> AIM
Quote every line of the data below as it stands, omitting pictures.

== SUPPLIED DATA

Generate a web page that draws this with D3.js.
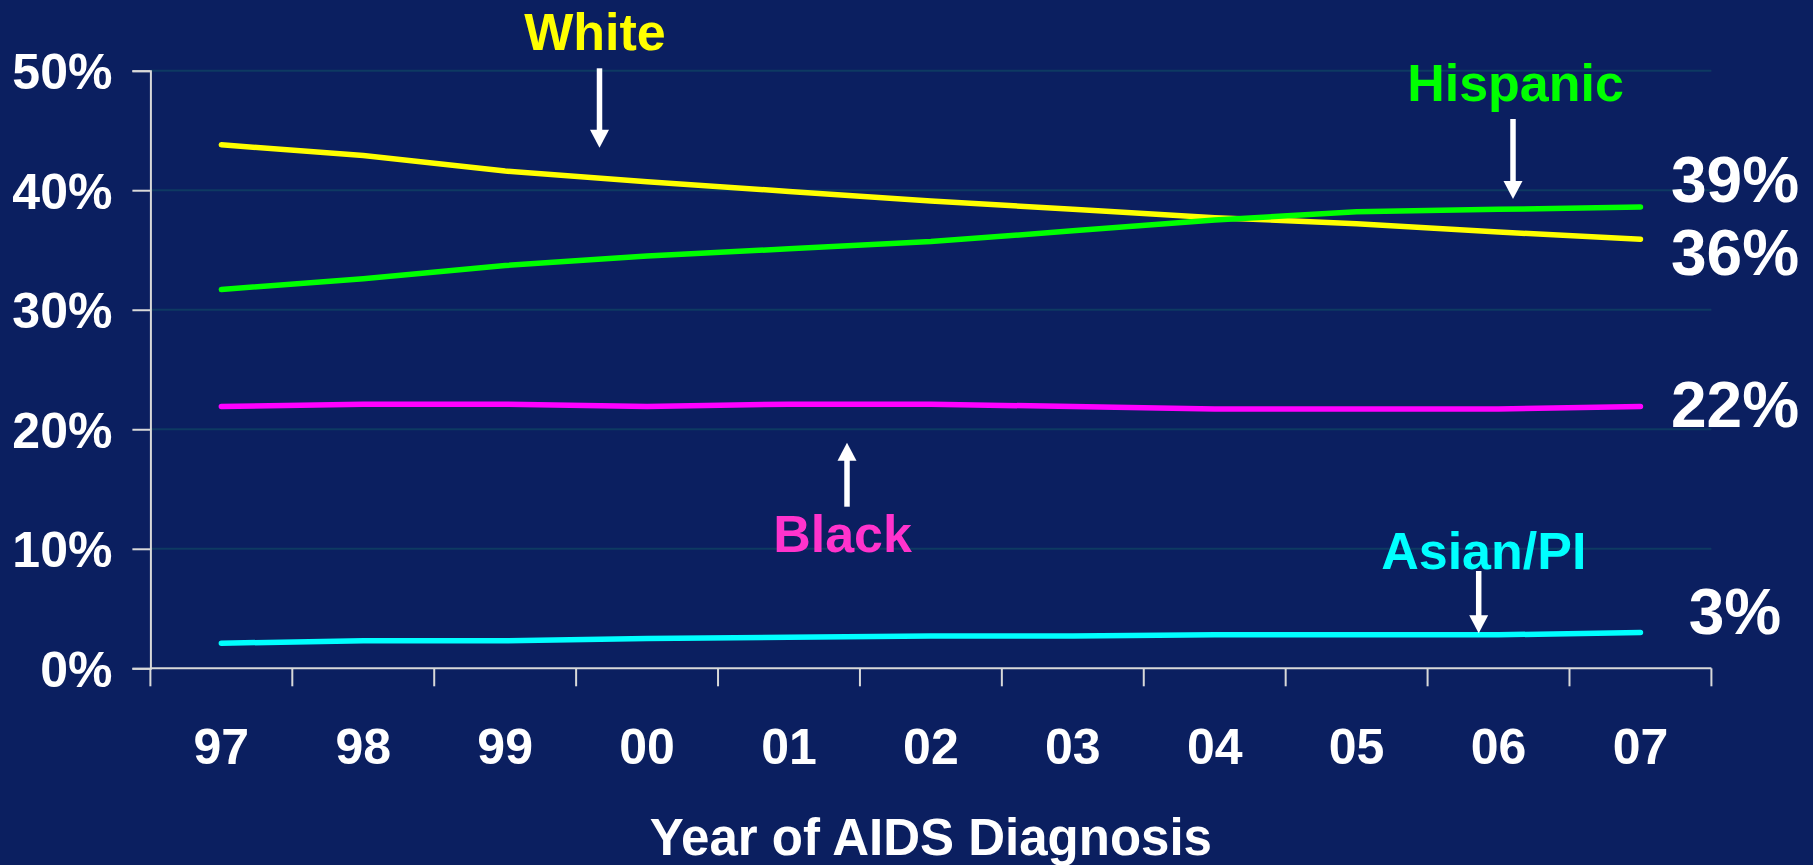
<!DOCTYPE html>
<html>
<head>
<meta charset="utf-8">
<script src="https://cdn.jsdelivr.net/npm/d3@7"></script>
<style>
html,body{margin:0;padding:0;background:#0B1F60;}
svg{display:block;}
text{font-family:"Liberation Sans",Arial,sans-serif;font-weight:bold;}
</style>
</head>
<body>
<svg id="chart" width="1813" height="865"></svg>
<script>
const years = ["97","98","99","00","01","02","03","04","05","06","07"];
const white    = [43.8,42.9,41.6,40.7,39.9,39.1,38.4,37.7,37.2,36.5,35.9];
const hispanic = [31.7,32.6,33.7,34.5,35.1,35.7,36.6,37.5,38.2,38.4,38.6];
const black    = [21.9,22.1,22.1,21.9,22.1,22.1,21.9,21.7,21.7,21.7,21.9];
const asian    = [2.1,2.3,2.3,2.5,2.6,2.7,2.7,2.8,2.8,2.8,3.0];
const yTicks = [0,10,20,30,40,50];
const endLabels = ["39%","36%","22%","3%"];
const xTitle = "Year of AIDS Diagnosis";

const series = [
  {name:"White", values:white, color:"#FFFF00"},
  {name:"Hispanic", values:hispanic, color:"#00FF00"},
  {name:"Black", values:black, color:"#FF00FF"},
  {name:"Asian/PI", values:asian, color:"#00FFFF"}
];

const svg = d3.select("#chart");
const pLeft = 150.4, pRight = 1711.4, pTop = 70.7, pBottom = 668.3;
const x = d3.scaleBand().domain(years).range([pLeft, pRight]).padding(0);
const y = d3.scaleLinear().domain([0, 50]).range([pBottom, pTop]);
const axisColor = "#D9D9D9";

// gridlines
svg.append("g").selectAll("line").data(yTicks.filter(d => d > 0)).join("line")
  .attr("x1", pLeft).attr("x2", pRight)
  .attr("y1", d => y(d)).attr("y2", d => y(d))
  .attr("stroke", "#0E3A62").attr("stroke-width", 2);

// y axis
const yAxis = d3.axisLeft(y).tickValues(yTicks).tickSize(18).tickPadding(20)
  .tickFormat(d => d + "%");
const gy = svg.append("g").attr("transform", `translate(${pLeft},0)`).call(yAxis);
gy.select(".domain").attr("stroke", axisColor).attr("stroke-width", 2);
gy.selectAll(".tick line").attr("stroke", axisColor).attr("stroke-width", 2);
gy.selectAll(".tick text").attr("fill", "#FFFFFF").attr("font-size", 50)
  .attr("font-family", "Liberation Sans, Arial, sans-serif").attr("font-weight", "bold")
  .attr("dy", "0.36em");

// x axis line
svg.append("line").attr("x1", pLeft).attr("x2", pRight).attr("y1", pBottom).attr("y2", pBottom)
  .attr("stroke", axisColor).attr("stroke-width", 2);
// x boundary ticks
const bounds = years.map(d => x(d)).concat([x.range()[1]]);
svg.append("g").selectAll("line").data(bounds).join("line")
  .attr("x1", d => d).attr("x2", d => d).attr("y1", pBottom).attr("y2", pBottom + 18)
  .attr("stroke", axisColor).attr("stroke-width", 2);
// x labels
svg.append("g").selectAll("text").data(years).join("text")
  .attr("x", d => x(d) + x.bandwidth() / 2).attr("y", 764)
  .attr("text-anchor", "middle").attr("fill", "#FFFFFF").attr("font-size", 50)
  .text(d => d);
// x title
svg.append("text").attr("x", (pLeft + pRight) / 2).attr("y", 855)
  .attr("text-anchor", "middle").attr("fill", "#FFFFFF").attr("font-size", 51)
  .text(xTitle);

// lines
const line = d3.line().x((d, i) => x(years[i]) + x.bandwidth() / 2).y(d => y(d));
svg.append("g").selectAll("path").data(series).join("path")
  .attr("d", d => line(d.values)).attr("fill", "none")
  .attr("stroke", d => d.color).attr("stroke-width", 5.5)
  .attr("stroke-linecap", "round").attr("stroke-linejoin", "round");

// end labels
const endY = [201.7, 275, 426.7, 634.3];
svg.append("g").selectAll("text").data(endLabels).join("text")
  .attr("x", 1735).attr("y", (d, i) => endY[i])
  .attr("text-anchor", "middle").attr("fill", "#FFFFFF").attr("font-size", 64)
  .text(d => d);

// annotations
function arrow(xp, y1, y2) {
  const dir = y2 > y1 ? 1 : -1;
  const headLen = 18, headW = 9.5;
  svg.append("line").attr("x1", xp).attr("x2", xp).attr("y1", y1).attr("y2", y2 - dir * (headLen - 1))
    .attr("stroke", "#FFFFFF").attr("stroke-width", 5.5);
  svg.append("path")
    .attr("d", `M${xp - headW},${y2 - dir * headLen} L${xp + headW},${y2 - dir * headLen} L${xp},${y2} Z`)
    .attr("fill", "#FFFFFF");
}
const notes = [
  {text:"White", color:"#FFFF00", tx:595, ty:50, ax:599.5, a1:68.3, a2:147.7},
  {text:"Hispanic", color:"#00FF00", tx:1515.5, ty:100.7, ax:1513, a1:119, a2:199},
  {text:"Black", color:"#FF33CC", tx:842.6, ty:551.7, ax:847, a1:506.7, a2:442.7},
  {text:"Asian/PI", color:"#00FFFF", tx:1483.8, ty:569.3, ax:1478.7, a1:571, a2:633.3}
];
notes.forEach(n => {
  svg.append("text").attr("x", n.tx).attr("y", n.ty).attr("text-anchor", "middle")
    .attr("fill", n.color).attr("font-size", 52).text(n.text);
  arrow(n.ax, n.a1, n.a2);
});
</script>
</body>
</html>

====

> FULL OUTPUT
Generate a web page that draws this with D3.js.
<!DOCTYPE html>
<html>
<head>
<meta charset="utf-8">
<script src="https://cdn.jsdelivr.net/npm/d3@7"></script>
<style>
html,body{margin:0;padding:0;background:#0B1F60;}
svg{display:block;}
text{font-family:"Liberation Sans",Arial,sans-serif;font-weight:bold;}
</style>
</head>
<body>
<svg id="chart" width="1813" height="865"></svg>
<script>
const years = ["97","98","99","00","01","02","03","04","05","06","07"];
const white    = [43.8,42.9,41.6,40.7,39.9,39.1,38.4,37.7,37.2,36.5,35.9];
const hispanic = [31.7,32.6,33.7,34.5,35.1,35.7,36.6,37.5,38.2,38.4,38.6];
const black    = [21.9,22.1,22.1,21.9,22.1,22.1,21.9,21.7,21.7,21.7,21.9];
const asian    = [2.1,2.3,2.3,2.5,2.6,2.7,2.7,2.8,2.8,2.8,3.0];
const yTicks = [0,10,20,30,40,50];
const endLabels = ["39%","36%","22%","3%"];
const xTitle = "Year of AIDS Diagnosis";

const series = [
  {name:"White", values:white, color:"#FFFF00"},
  {name:"Hispanic", values:hispanic, color:"#00FF00"},
  {name:"Black", values:black, color:"#FF00FF"},
  {name:"Asian/PI", values:asian, color:"#00FFFF"}
];

const svg = d3.select("#chart");
const pLeft = 150.4, pRight = 1711.4, pTop = 70.7, pBottom = 668.3;
const x = d3.scaleBand().domain(years).range([pLeft, pRight]).padding(0);
const y = d3.scaleLinear().domain([0, 50]).range([pBottom, pTop]);
const axisColor = "#D9D9D9";

// gridlines
svg.append("g").selectAll("line").data(yTicks.filter(d => d > 0)).join("line")
  .attr("x1", pLeft).attr("x2", pRight)
  .attr("y1", d => y(d)).attr("y2", d => y(d))
  .attr("stroke", "#0E3A62").attr("stroke-width", 2);

// y axis
const yAxis = d3.axisLeft(y).tickValues(yTicks).tickSize(18).tickPadding(20)
  .tickFormat(d => d + "%");
const gy = svg.append("g").attr("transform", `translate(${pLeft},0)`).call(yAxis);
gy.select(".domain").attr("stroke", axisColor).attr("stroke-width", 2);
gy.selectAll(".tick line").attr("stroke", axisColor).attr("stroke-width", 2);
gy.selectAll(".tick text").attr("fill", "#FFFFFF").attr("font-size", 50)
  .attr("font-family", "Liberation Sans, Arial, sans-serif").attr("font-weight", "bold")
  .attr("dy", "0.36em");

// x axis line
svg.append("line").attr("x1", pLeft).attr("x2", pRight).attr("y1", pBottom).attr("y2", pBottom)
  .attr("stroke", axisColor).attr("stroke-width", 2);
// x boundary ticks
const bounds = years.map(d => x(d)).concat([x.range()[1]]);
svg.append("g").selectAll("line").data(bounds).join("line")
  .attr("x1", d => d).attr("x2", d => d).attr("y1", pBottom).attr("y2", pBottom + 18)
  .attr("stroke", axisColor).attr("stroke-width", 2);
// x labels
svg.append("g").selectAll("text").data(years).join("text")
  .attr("x", d => x(d) + x.bandwidth() / 2).attr("y", 764)
  .attr("text-anchor", "middle").attr("fill", "#FFFFFF").attr("font-size", 50)
  .text(d => d);
// x title
svg.append("text").attr("x", (pLeft + pRight) / 2).attr("y", 855)
  .attr("text-anchor", "middle").attr("fill", "#FFFFFF").attr("font-size", 51)
  .text(xTitle);

// lines
const line = d3.line().x((d, i) => x(years[i]) + x.bandwidth() / 2).y(d => y(d));
svg.append("g").selectAll("path").data(series).join("path")
  .attr("d", d => line(d.values)).attr("fill", "none")
  .attr("stroke", d => d.color).attr("stroke-width", 5.5)
  .attr("stroke-linecap", "round").attr("stroke-linejoin", "round");

// end labels
const endY = [201.7, 275, 426.7, 634.3];
svg.append("g").selectAll("text").data(endLabels).join("text")
  .attr("x", 1735).attr("y", (d, i) => endY[i])
  .attr("text-anchor", "middle").attr("fill", "#FFFFFF").attr("font-size", 64)
  .text(d => d);

// annotations
function arrow(xp, y1, y2) {
  const dir = y2 > y1 ? 1 : -1;
  const headLen = 18, headW = 9.5;
  svg.append("line").attr("x1", xp).attr("x2", xp).attr("y1", y1).attr("y2", y2 - dir * (headLen - 1))
    .attr("stroke", "#FFFFFF").attr("stroke-width", 5.5);
  svg.append("path")
    .attr("d", `M${xp - headW},${y2 - dir * headLen} L${xp + headW},${y2 - dir * headLen} L${xp},${y2} Z`)
    .attr("fill", "#FFFFFF");
}
const notes = [
  {text:"White", color:"#FFFF00", tx:595, ty:50, ax:599.5, a1:68.3, a2:147.7},
  {text:"Hispanic", color:"#00FF00", tx:1515.5, ty:100.7, ax:1513, a1:119, a2:199},
  {text:"Black", color:"#FF33CC", tx:842.6, ty:551.7, ax:847, a1:506.7, a2:442.7},
  {text:"Asian/PI", color:"#00FFFF", tx:1483.8, ty:569.3, ax:1478.7, a1:571, a2:633.3}
];
notes.forEach(n => {
  svg.append("text").attr("x", n.tx).attr("y", n.ty).attr("text-anchor", "middle")
    .attr("fill", n.color).attr("font-size", 52).text(n.text);
  arrow(n.ax, n.a1, n.a2);
});
</script>
</body>
</html>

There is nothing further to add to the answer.